GIVEN INSTRUCTION :: Of the lines listed below, return exactly those that run from the line containing "Clone this diagram in TikZ." through the line containing "(590,661) -- (1018,661);", both included.

DATA FOR PROCESSING ::
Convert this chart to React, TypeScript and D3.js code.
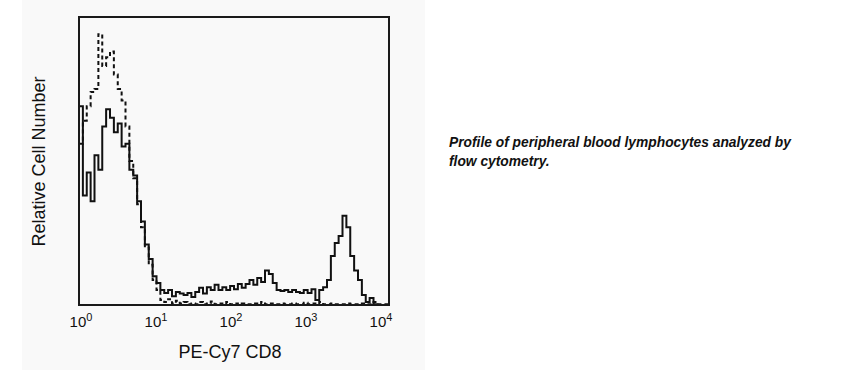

--

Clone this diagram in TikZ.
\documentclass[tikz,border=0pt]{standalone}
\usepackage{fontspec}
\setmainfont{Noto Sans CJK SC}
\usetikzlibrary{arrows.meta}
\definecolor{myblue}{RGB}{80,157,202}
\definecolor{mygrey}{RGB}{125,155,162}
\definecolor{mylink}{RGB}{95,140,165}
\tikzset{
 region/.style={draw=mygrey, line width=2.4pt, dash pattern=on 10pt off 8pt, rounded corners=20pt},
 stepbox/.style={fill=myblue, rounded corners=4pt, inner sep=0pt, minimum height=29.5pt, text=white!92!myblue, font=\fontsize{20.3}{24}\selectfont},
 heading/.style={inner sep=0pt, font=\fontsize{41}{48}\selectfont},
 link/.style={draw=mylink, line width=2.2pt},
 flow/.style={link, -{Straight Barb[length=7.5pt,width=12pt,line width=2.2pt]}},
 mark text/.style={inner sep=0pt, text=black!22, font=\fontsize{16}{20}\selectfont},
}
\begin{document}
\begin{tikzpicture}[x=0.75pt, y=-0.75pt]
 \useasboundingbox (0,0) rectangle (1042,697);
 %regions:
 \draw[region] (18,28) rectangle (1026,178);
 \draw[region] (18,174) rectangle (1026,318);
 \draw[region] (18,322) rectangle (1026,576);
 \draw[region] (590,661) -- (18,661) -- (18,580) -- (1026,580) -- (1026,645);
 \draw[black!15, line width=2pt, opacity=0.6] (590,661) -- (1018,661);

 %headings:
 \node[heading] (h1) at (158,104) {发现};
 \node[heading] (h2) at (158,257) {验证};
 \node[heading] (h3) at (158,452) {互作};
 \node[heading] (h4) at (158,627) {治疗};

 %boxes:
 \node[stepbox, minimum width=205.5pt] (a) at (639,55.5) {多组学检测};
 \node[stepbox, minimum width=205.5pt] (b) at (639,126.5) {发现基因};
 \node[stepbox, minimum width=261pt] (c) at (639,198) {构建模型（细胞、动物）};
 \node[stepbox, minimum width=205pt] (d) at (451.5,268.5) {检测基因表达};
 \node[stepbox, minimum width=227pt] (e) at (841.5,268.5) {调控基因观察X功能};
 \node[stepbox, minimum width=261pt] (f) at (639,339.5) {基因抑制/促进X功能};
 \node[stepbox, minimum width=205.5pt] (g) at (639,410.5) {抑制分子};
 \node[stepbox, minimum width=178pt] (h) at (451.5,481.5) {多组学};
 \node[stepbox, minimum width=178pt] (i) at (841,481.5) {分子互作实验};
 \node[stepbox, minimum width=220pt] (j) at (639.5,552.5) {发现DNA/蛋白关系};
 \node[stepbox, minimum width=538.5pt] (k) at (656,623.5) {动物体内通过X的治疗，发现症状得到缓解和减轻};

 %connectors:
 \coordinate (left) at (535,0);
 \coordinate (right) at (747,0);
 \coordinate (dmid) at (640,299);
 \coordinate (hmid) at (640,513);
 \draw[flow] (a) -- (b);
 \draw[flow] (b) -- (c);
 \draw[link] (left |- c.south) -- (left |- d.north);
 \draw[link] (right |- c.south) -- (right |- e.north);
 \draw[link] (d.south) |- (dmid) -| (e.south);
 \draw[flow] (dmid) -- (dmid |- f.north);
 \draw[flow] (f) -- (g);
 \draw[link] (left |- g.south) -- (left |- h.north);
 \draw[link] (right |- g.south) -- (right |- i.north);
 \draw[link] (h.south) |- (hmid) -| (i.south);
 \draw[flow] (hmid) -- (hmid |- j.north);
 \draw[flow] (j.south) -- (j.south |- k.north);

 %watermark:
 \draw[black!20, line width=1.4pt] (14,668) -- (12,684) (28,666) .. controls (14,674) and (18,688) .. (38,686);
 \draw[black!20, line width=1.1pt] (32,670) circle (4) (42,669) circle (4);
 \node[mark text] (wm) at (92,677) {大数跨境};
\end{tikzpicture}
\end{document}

ANSWER IN FULL ::
Clone this diagram in TikZ.
\documentclass[tikz,border=0pt]{standalone}
\usepackage{fontspec}
\setmainfont{Noto Sans CJK SC}
\usetikzlibrary{arrows.meta}
\definecolor{myblue}{RGB}{80,157,202}
\definecolor{mygrey}{RGB}{125,155,162}
\definecolor{mylink}{RGB}{95,140,165}
\tikzset{
 region/.style={draw=mygrey, line width=2.4pt, dash pattern=on 10pt off 8pt, rounded corners=20pt},
 stepbox/.style={fill=myblue, rounded corners=4pt, inner sep=0pt, minimum height=29.5pt, text=white!92!myblue, font=\fontsize{20.3}{24}\selectfont},
 heading/.style={inner sep=0pt, font=\fontsize{41}{48}\selectfont},
 link/.style={draw=mylink, line width=2.2pt},
 flow/.style={link, -{Straight Barb[length=7.5pt,width=12pt,line width=2.2pt]}},
 mark text/.style={inner sep=0pt, text=black!22, font=\fontsize{16}{20}\selectfont},
}
\begin{document}
\begin{tikzpicture}[x=0.75pt, y=-0.75pt]
 \useasboundingbox (0,0) rectangle (1042,697);
 %regions:
 \draw[region] (18,28) rectangle (1026,178);
 \draw[region] (18,174) rectangle (1026,318);
 \draw[region] (18,322) rectangle (1026,576);
 \draw[region] (590,661) -- (18,661) -- (18,580) -- (1026,580) -- (1026,645);
 \draw[black!15, line width=2pt, opacity=0.6] (590,661) -- (1018,661);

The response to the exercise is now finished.